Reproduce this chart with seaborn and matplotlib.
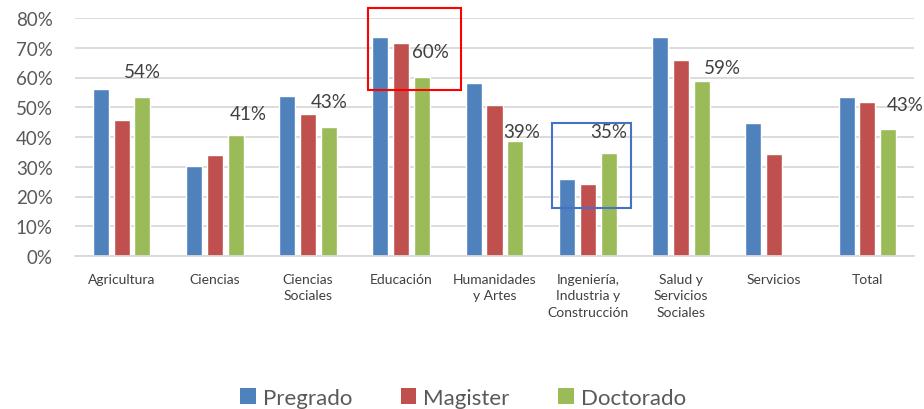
import numpy as np
import pandas as pd
import matplotlib
matplotlib.use("Agg")
import matplotlib.pyplot as plt
from matplotlib.patches import Rectangle, Patch
from matplotlib.ticker import PercentFormatter
import seaborn as sns

# Datos (proporciones)
areas = ["Agricultura", "Ciencias", "Ciencias\nSociales", "Educación",
         "Humanidades\ny Artes", "Ingeniería,\nIndustria y\nConstrucción",
         "Salud y\nServicios\nSociales", "Servicios", "Total"]
niveles = ["Pregrado", "Magister", "Doctorado"]
pregrado = [0.561, 0.303, 0.538, 0.737, 0.582, 0.258, 0.737, 0.446, 0.535]
magister = [0.458, 0.341, 0.476, 0.716, 0.508, 0.242, 0.658, 0.342, 0.517]
doctorado = [0.536, 0.407, 0.434, 0.603, 0.386, 0.347, 0.587, np.nan, 0.428]

colores = ["#4F81BD", "#C0504D", "#9BBB59"]
# desplazamiento de las etiquetas (px) respecto al tope de la barra verde
label_nudge = [(0, 25), (13, 21), (0, 25), (8, 25), (6, 10), (0, 21), (21, 14), (0, 0), (17, 24)]

sns.set_style("white")
plt.rcParams["font.family"] = ["Lato", "DejaVu Sans"]

rows = []
for serie, vals in zip(niveles, [pregrado, magister, doctorado]):
    for area, v in zip(areas, vals):
        if not np.isnan(v):
            rows.append({"area": area, "nivel": serie, "valor": v})
df = pd.DataFrame(rows)

fig = plt.figure(figsize=(9.24, 4.10), dpi=100)
ax = fig.add_axes([75 / 924, 1 - 257 / 410, 839 / 924, 238 / 410])

sns.barplot(data=df, x="area", y="valor", hue="nivel", order=areas,
            hue_order=niveles, palette=colores, saturation=1,
            width=0.67, gap=0.23, errorbar=None, legend=False, ax=ax)

ax.set_ylim(0, 0.8)
ax.set_xlim(-0.5, len(areas) - 0.5)
ax.set_yticks(np.arange(0, 0.81, 0.1))
ax.yaxis.set_major_formatter(PercentFormatter(1.0, decimals=0))
ax.grid(axis="y", color="#D9D9D9", linewidth=1.3)
ax.set_axisbelow(True)
for s in ["top", "right", "left"]:
    ax.spines[s].set_visible(False)
ax.spines["bottom"].set_color("#D9D9D9")
ax.spines["bottom"].set_linewidth(1.3)
ax.set_xlabel("")
ax.set_ylabel("")
ax.tick_params(axis="y", length=0, labelsize=13.5, labelcolor="#595959", pad=16)
ax.tick_params(axis="x", length=0, labelsize=10, labelcolor="#404040", pad=12)
for t in ax.get_xticklabels():
    t.set_linespacing(1.45)
    t.set_va("top")

# etiquetas de Doctorado
for i, v in enumerate(doctorado):
    if np.isnan(v):
        continue
    xc = i + (0.67 / 3)
    dx, dy = label_nudge[i]
    ax.annotate(f"{v:.0%}", (xc, v), xytext=(dx, dy), textcoords="offset pixels",
                ha="center", va="center", fontsize=13.5, color="#404040",
                annotation_clip=False)

# recuadros destacados
ax.add_patch(Rectangle((3 - 0.353, 0.558), 0.99, 0.276, fill=False,
                       edgecolor="#FF0000", linewidth=1.5, clip_on=False, zorder=5))
ax.add_patch(Rectangle((5 - 0.387, 0.161), 0.85, 0.286, fill=False,
                       edgecolor="#4472C4", linewidth=1.5, clip_on=False, zorder=5))

handles = [Patch(facecolor=c, edgecolor="none") for c in colores]
fig.legend(handles, niveles, loc="center", bbox_to_anchor=(463 / 924, 1 - 399 / 410),
           ncol=3, frameon=False, fontsize=16, labelcolor="#595959",
           handlelength=0.7, handleheight=0.7, handletextpad=0.3, columnspacing=2.2)

fig.savefig("out.png", dpi=100)
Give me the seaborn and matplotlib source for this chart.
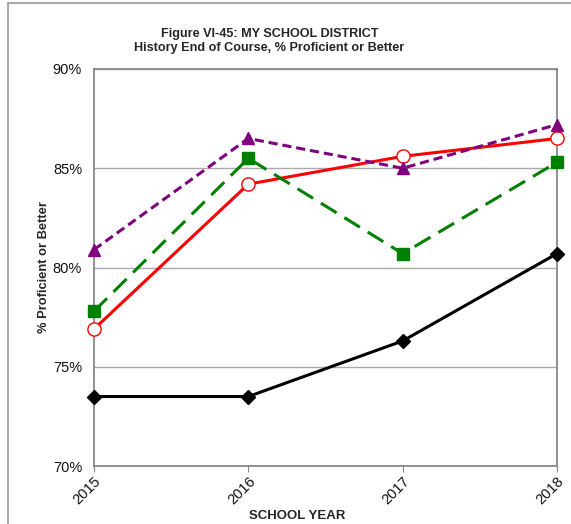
import pandas as pd
import seaborn as sns
import matplotlib
matplotlib.use('Agg')
import matplotlib.pyplot as plt
from matplotlib.ticker import PercentFormatter
from matplotlib.lines import Line2D

years = [2015, 2016, 2017, 2018]
district = [73.5, 73.5, 76.3, 80.7]
state = [76.9, 84.2, 85.6, 86.5]
region = [77.8, 85.5, 80.7, 85.3]
peer = [80.9, 86.5, 85.0, 87.2]

sns.set_style('white')
plt.rcParams['font.family'] = ['Liberation Sans', 'DejaVu Sans']

fig = plt.figure(figsize=(5.71, 5.24), dpi=100)
ax = fig.add_axes([94 / 571, 1 - 466 / 524, (557 - 94) / 571, (466 - 69) / 524])

# series styles: (values, colour, dashes, marker, face, size)
series = [
    (district, 'black', '', 'D', 'black', 7),
    (state, 'red', '', 'o', 'white', 9.5),
    (region, 'green', (6, 3), 's', 'green', 8.5),
    (peer, 'purple', (3, 1.6), '^', 'purple', 9),
]

for vals, col, dash, mk, face, ms in series:
    df = pd.DataFrame({'year': years, 'pct': vals})
    sns.lineplot(data=df, x='year', y='pct', ax=ax, color=col, linewidth=2.2,
                 marker=mk, markersize=ms, markerfacecolor=face,
                 markeredgecolor=col, markeredgewidth=1, zorder=3, clip_on=False)
    if dash:
        ax.lines[-1].set_dashes(dash)

ax.set_xlim(2015, 2018)
ax.set_ylim(70, 90)
ax.set_yticks([70, 75, 80, 85, 90])
ax.yaxis.set_major_formatter(PercentFormatter(decimals=0))
ax.set_xticks(years)
ax.set_xticklabels([str(y) for y in years], rotation=45, ha='right',
                   rotation_mode='anchor', fontsize=10.5)
ax.tick_params(axis='y', labelsize=10.5, length=0, pad=8.6, labelcolor='#111111')
ax.tick_params(axis='x', length=4, color='#888888', pad=2, labelcolor='#111111')
ax.xaxis.set_ticks_position('bottom')
ax.grid(axis='y', color='#aaaaaa', linewidth=1)
for s in ax.spines.values():
    s.set_color('#888888')
    s.set_linewidth(1.3)

ax.set_xlabel('SCHOOL YEAR', fontsize=9.5, fontweight='bold', labelpad=1)
ax.xaxis.set_label_coords((297 - 94) / 463, -0.112)
ax.set_ylabel('% Proficient or Better', fontsize=9.3, fontweight='bold', labelpad=2)

fig.text(0.472, 1 - 41 / 524, 'Figure VI-45: MY SCHOOL DISTRICT\nHistory End of Course, % Proficient or Better',
         ha='center', va='center', fontsize=9.1, fontweight='bold', linespacing=1.2)

# outer chart border
fig.add_artist(Line2D([8 / 571, 8 / 571], [0, 1 - 3 / 524], transform=fig.transFigure,
                      color='#aaaaaa', linewidth=1.5))
fig.add_artist(Line2D([8 / 571, 1], [1 - 3 / 524, 1 - 3 / 524], transform=fig.transFigure,
                      color='#aaaaaa', linewidth=1.5))

fig.savefig('out.png', dpi=100)
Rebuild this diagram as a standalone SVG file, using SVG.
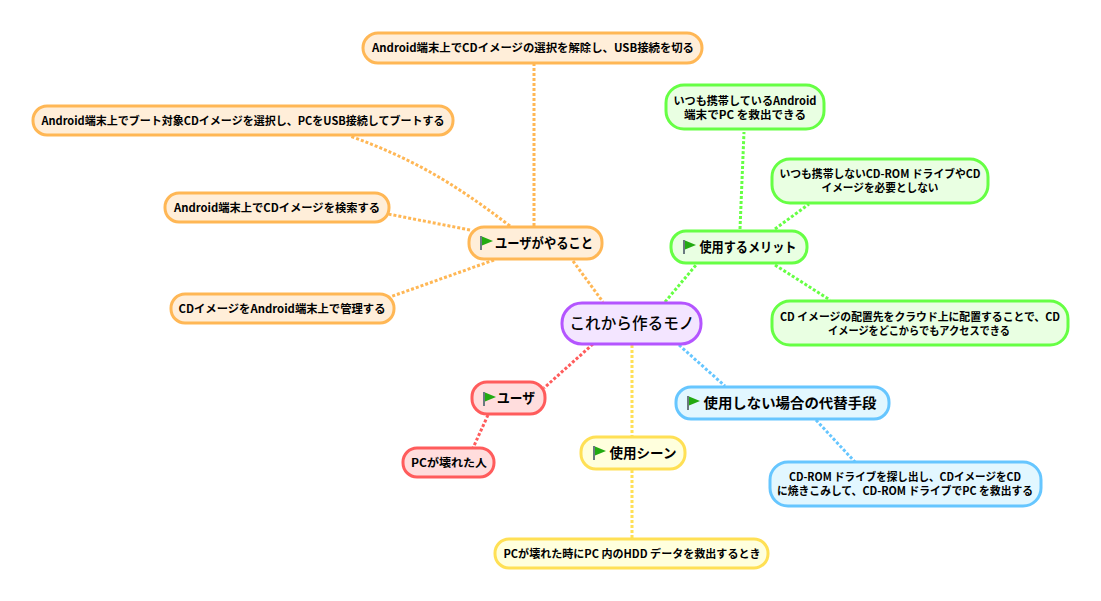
<svg xmlns="http://www.w3.org/2000/svg" width="1101" height="601" viewBox="0 0 1101 601">
<style>
text{font-family:"Noto Sans CJK JP","Liberation Sans",sans-serif;fill:#000;text-anchor:middle}
.s{font-size:11px;font-weight:700}
.m{font-size:13.5px;font-weight:700}
.box{stroke-width:3}
.o rect{fill:#ffeed9;stroke:#ffb755}
.g rect{fill:#e9ffe2;stroke:#66ff44}
.r rect{fill:#ffdddd;stroke:#ff5c5c}
.y rect{fill:#ffffdd;stroke:#ffe055}
.b rect{fill:#e2f7ff;stroke:#66c6ff}
.c{fill:none;stroke-width:3;stroke-dasharray:3 2}
</style>
<defs>
<g id="flag">
<rect x="0" y="0" width="2" height="14" fill="#6a7a80"/>
<path d="M2 0.5 L13 5 L2 9.5Z" fill="#22aa11"/>
</g>
</defs>
<g id="connectors">
<path class="c" stroke="#ffb755" d="M534 226V64"/>
<path class="c" stroke="#ffb755" d="M510 226C450 180 410 158 350 136"/>
<path class="c" stroke="#ffb755" d="M470 230L388 214"/>
<path class="c" stroke="#ffb755" d="M494 260L390 297"/>
<path class="c" stroke="#ffb755" d="M573 261L603 302"/>
<path class="c" stroke="#66ff44" d="M665 302L696 265"/>
<path class="c" stroke="#66ff44" d="M740 229L744 132"/>
<path class="c" stroke="#66ff44" d="M775 229L809 204"/>
<path class="c" stroke="#66ff44" d="M775 265L830 300"/>
<path class="c" stroke="#ff5c5c" d="M593 344L544 388"/>
<path class="c" stroke="#ff5c5c" d="M488 415L473 448"/>
<path class="c" stroke="#ffe055" d="M632 345V436"/>
<path class="c" stroke="#ffe055" d="M632 470V538"/>
<path class="c" stroke="#66c6ff" d="M679 345L725 386"/>
<path class="c" stroke="#66c6ff" d="M816 420L855 462"/>
</g>
<g id="root"><rect x="562" y="303" width="139" height="41" rx="20" fill="#f3e5ff" stroke="#b455ff" stroke-width="3"/><text x="632" y="329" font-size="16" font-weight="500" textLength="125" lengthAdjust="spacingAndGlyphs">これから作るモノ</text></g>
<g id="todo" class="o"><rect class="box" x="469" y="227" width="133" height="32" rx="15"/><use href="#flag" x="480" y="236"/><text class="m" x="544" y="248" textLength="98" lengthAdjust="spacingAndGlyphs">ユーザがやること</text></g>
<g id="merit" class="g"><rect class="box" x="671" y="231" width="136" height="32" rx="15"/><use href="#flag" x="683" y="240"/><text class="m" x="748" y="252" textLength="97" lengthAdjust="spacingAndGlyphs">使用するメリット</text></g>
<g id="user" class="r"><rect class="box" x="472" y="382" width="73" height="32" rx="15"/><use href="#flag" x="483" y="392"/><text class="m" x="516" y="403" textLength="38" lengthAdjust="spacingAndGlyphs">ユーザ</text></g>
<g id="scene" class="y"><rect class="box" x="581" y="437" width="104" height="32" rx="15"/><use href="#flag" x="593" y="446"/><text class="m" x="643" y="458" textLength="67" lengthAdjust="spacingAndGlyphs">使用シーン</text></g>
<g id="alt" class="b"><rect class="box" x="676" y="387" width="213" height="32" rx="15"/><use href="#flag" x="687" y="396"/><text class="m" x="790" y="408" textLength="173" lengthAdjust="spacingAndGlyphs">使用しない場合の代替手段</text></g>
<g id="n1" class="o"><rect class="box" x="363" y="33" width="339" height="30" rx="15"/><text class="s" x="533" y="52" textLength="322" lengthAdjust="spacingAndGlyphs">Android端末上でCDイメージの選択を解除し、USB接続を切る</text></g>
<g id="n2" class="o"><rect class="box" x="33" y="106" width="420" height="29" rx="14"/><text class="s" x="243" y="125" textLength="403" lengthAdjust="spacingAndGlyphs">Android端末上でブート対象CDイメージを選択し、PCをUSB接続してブートする</text></g>
<g id="n3" class="o"><rect class="box" x="165" y="193" width="224" height="29" rx="14"/><text class="s" x="277" y="212" textLength="206" lengthAdjust="spacingAndGlyphs">Android端末上でCDイメージを検索する</text></g>
<g id="n4" class="o"><rect class="box" x="171" y="294" width="223" height="29" rx="14"/><text class="s" x="282" y="313" textLength="207" lengthAdjust="spacingAndGlyphs">CDイメージをAndroid端末上で管理する</text></g>
<g id="n5" class="g"><rect class="box" x="666" y="85" width="158" height="44" rx="18"/><text class="s" x="745" y="105" textLength="143" lengthAdjust="spacingAndGlyphs">いつも携帯しているAndroid</text><text class="s" x="745" y="119" textLength="122" lengthAdjust="spacingAndGlyphs">端末でPC を救出できる</text></g>
<g id="n6" class="g"><rect class="box" x="772" y="159" width="216" height="44" rx="18"/><text class="s" x="880" y="178" textLength="201" lengthAdjust="spacingAndGlyphs">いつも携帯しないCD-ROM ドライブやCD</text><text class="s" x="880" y="192" textLength="117" lengthAdjust="spacingAndGlyphs">イメージを必要としない</text></g>
<g id="n7" class="g"><rect class="box" x="772" y="301" width="296" height="44" rx="18"/><text class="s" x="920" y="321" textLength="280" lengthAdjust="spacingAndGlyphs">CD イメージの配置先をクラウド上に配置することで、CD</text><text class="s" x="919" y="335" textLength="182" lengthAdjust="spacingAndGlyphs">イメージをどこからでもアクセスできる</text></g>
<g id="n8" class="r"><rect class="box" x="403" y="448" width="91" height="29" rx="14"/><text class="s" x="449" y="467" textLength="76" lengthAdjust="spacingAndGlyphs">PCが壊れた人</text></g>
<g id="n9" class="y"><rect class="box" x="495" y="539" width="273" height="29" rx="14"/><text class="s" x="632" y="558" textLength="257" lengthAdjust="spacingAndGlyphs">PCが壊れた時にPC 内のHDD データを救出するとき</text></g>
<g id="n10" class="b"><rect class="box" x="770" y="462" width="271" height="44" rx="18"/><text class="s" x="905" y="481" textLength="232" lengthAdjust="spacingAndGlyphs">CD-ROM ドライブを探し出し、CDイメージをCD</text><text class="s" x="905" y="495" textLength="256" lengthAdjust="spacingAndGlyphs">に焼きこみして、CD-ROM ドライブでPC を救出する</text></g>
</svg>
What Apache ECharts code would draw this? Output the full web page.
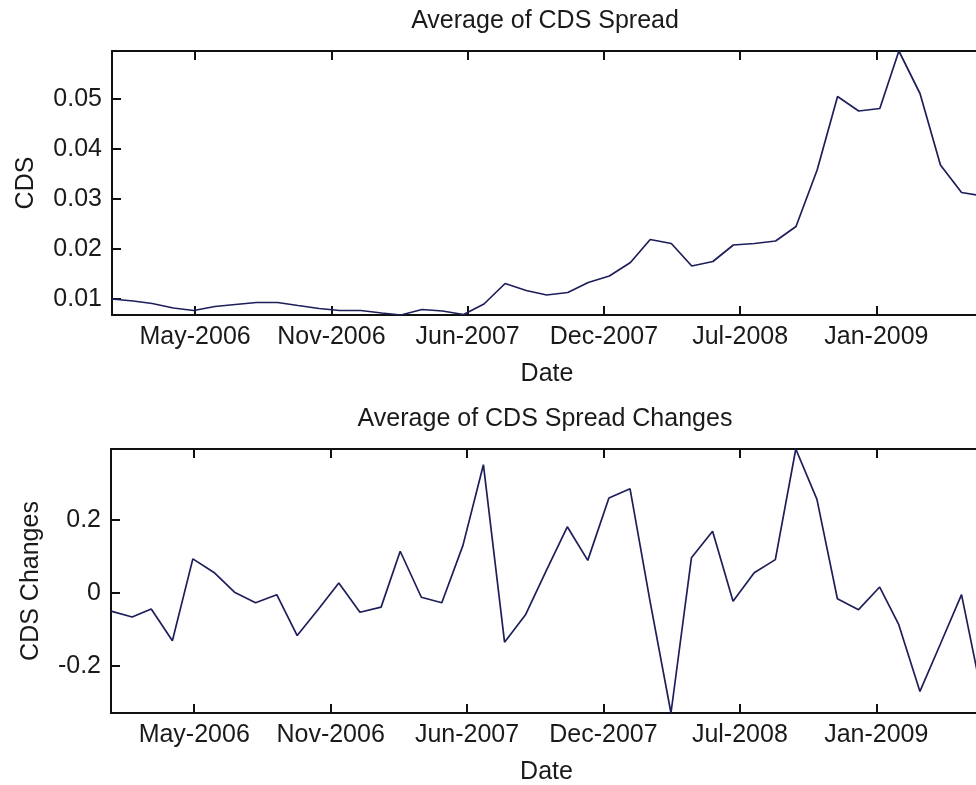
<!DOCTYPE html>
<html>
<head>
<meta charset="utf-8">
<script src="https://cdn.jsdelivr.net/npm/echarts@6/dist/echarts.min.js"></script>
<style>
html,body{margin:0;padding:0;background:#fff;}
#chart{width:976px;height:785px;}
</style>
</head>
<body>
<div id="chart"></div>
<script>
// Monthly observation dates
var dates = [
  '2006-01-01','2006-02-01','2006-03-01','2006-04-01','2006-05-01','2006-06-01','2006-07-01','2006-08-01','2006-09-01','2006-10-01','2006-11-01','2006-12-01',
  '2007-01-01','2007-02-01','2007-03-01','2007-04-01','2007-05-01','2007-06-01','2007-07-01','2007-08-01','2007-09-01','2007-10-01','2007-11-01','2007-12-01',
  '2008-01-01','2008-02-01','2008-03-01','2008-04-01','2008-05-01','2008-06-01','2008-07-01','2008-08-01','2008-09-01','2008-10-01','2008-11-01','2008-12-01',
  '2009-01-01','2009-02-01','2009-03-01','2009-04-01','2009-05-01','2009-06-01','2009-07-01'
];
// Average CDS spread level
var cdsSpread = [
  0.0100,0.0096,0.0091,0.0082,0.0077,0.0085,0.0089,0.0093,0.0093,0.0087,0.0081,0.0077,
  0.0077,0.0072,0.0068,0.0079,0.0076,0.0069,0.0090,0.0131,0.0117,0.0108,0.0113,0.0133,
  0.0146,0.0173,0.0219,0.0211,0.0166,0.0175,0.0208,0.0211,0.0216,0.0245,0.0358,0.0505,
  0.0476,0.0481,0.0596,0.0511,0.0368,0.0313,0.0306
];
// Average CDS spread changes
var cdsChanges = [
  -0.050,-0.066,-0.044,-0.131,0.093,0.056,0.002,-0.027,-0.005,-0.117,-0.045,0.027,
  -0.053,-0.039,0.114,-0.012,-0.027,0.130,0.351,-0.135,-0.059,0.060,0.181,0.089,
  0.260,0.285,-0.020,-0.329,0.096,0.169,-0.023,0.055,0.091,0.394,0.256,-0.016,
  -0.046,0.016,-0.087,-0.270,-0.140,-0.005,-0.280
];
// Date axis ticks
var tickDates = ['2006-05-03','2006-11-19','2007-06-07','2007-12-24','2008-07-11','2009-01-27'];
var tickLabels = ['May-2006','Nov-2006','Jun-2007','Dec-2007','Jul-2008','Jan-2009'];
var spreadTicks = [0.01,0.02,0.03,0.04,0.05];
var changeTicks = [-0.2,0,0.2];

function ts(s){var p=s.split('-');return Date.UTC(+p[0],+p[1]-1,+p[2]);}
var times = dates.map(ts);
var tickTimes = tickDates.map(ts);

var FONT = 'Liberation Sans, Arial, sans-serif';
var FS = 25;
var TXT = '#1a1a1a';
var LINE = '#1e1e5a';
var axisLineStyle = {color:'#111', width:2};

function xAxes(gridIndex){
  var base = {
    type:'value', gridIndex:gridIndex,
    min: times[0], max: times[times.length-1],
    splitLine:{show:false},
    axisLine:{show:true, onZero:false, lineStyle:axisLineStyle},
    axisTick:{show:true, inside:true, length:9, customValues:tickTimes, lineStyle:{color:'#111', width:2}},
    axisPointer:{show:false}
  };
  var bottom = Object.assign({}, base, {
    position:'bottom',
    axisLabel:{show:true, customValues:tickTimes, margin:10, color:TXT, fontSize:FS, fontFamily:FONT,
      formatter:function(v){var i=tickTimes.indexOf(+v);return i>=0?tickLabels[i]:'';}},
    name:'Date', nameLocation:'middle', nameGap:47,
    nameTextStyle:{color:TXT, fontSize:FS, fontFamily:FONT}
  });
  var top = Object.assign({}, base, {position:'top', axisLabel:{show:false}});
  return [bottom, top];
}
function yAxes(gridIndex, ticks, name, gap, fmt){
  var base = {
    type:'value', gridIndex:gridIndex,
    min:'dataMin', max:'dataMax', scale:true,
    splitLine:{show:false},
    axisLine:{show:true, onZero:false, lineStyle:axisLineStyle},
    axisTick:{show:true, inside:true, length:9, customValues:ticks, lineStyle:{color:'#111', width:2}}
  };
  var left = Object.assign({}, base, {
    position:'left',
    axisLabel:{show:true, customValues:ticks, margin:10, color:TXT, fontSize:FS, fontFamily:FONT, formatter:fmt},
    name:name, nameLocation:'middle', nameRotate:90, nameGap:gap,
    nameTextStyle:{color:TXT, fontSize:FS, fontFamily:FONT}
  });
  var right = Object.assign({}, base, {position:'right', axisLabel:{show:false}});
  return [left, right];
}

var xa = xAxes(0).concat(xAxes(1));
var ya = yAxes(0, spreadTicks, 'CDS', 73, function(v){return (+v).toFixed(2);})
  .concat(yAxes(1, changeTicks, 'CDS Changes', 67, function(v){return Math.abs(+v)<1e-9?'0':(+v).toFixed(1);}));

var option = {
  backgroundColor:'#fff',
  animation:false,
  title:[
    {text:'Average of CDS Spread', left:540, top:4, textAlign:'center',
     textStyle:{color:TXT, fontSize:FS, fontWeight:'normal', fontFamily:FONT}},
    {text:'Average of CDS Spread Changes', left:540, top:402, textAlign:'center',
     textStyle:{color:TXT, fontSize:FS, fontWeight:'normal', fontFamily:FONT}}
  ],
  grid:[
    {left:112, width:870, top:51, height:264, containLabel:false, outerBoundsMode:'none'},
    {left:111, width:871, top:449, height:264, containLabel:false, outerBoundsMode:'none'}
  ],
  xAxis: xa,
  yAxis: ya,
  series:[
    {type:'line', xAxisIndex:0, yAxisIndex:0, showSymbol:false, symbol:'none',
     data: times.map(function(t,i){return [t, cdsSpread[i]];}),
     lineStyle:{color:LINE, width:1.7}},
    {type:'line', xAxisIndex:2, yAxisIndex:2, showSymbol:false, symbol:'none',
     data: times.map(function(t,i){return [t, cdsChanges[i]];}),
     lineStyle:{color:LINE, width:1.7}}
  ]
};
var chart = echarts.init(document.getElementById('chart'));
chart.setOption(option);
</script>
</body>
</html>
○ ○ ○ ○
▶ **Required task**:
Find and copy each line above that includes the string "seaborn".

▶ **Written response**:
Reproduce this chart with seaborn and matplotlib.
import seaborn as sns
Give me the seaborn and matplotlib source for this chart.
import seaborn as sns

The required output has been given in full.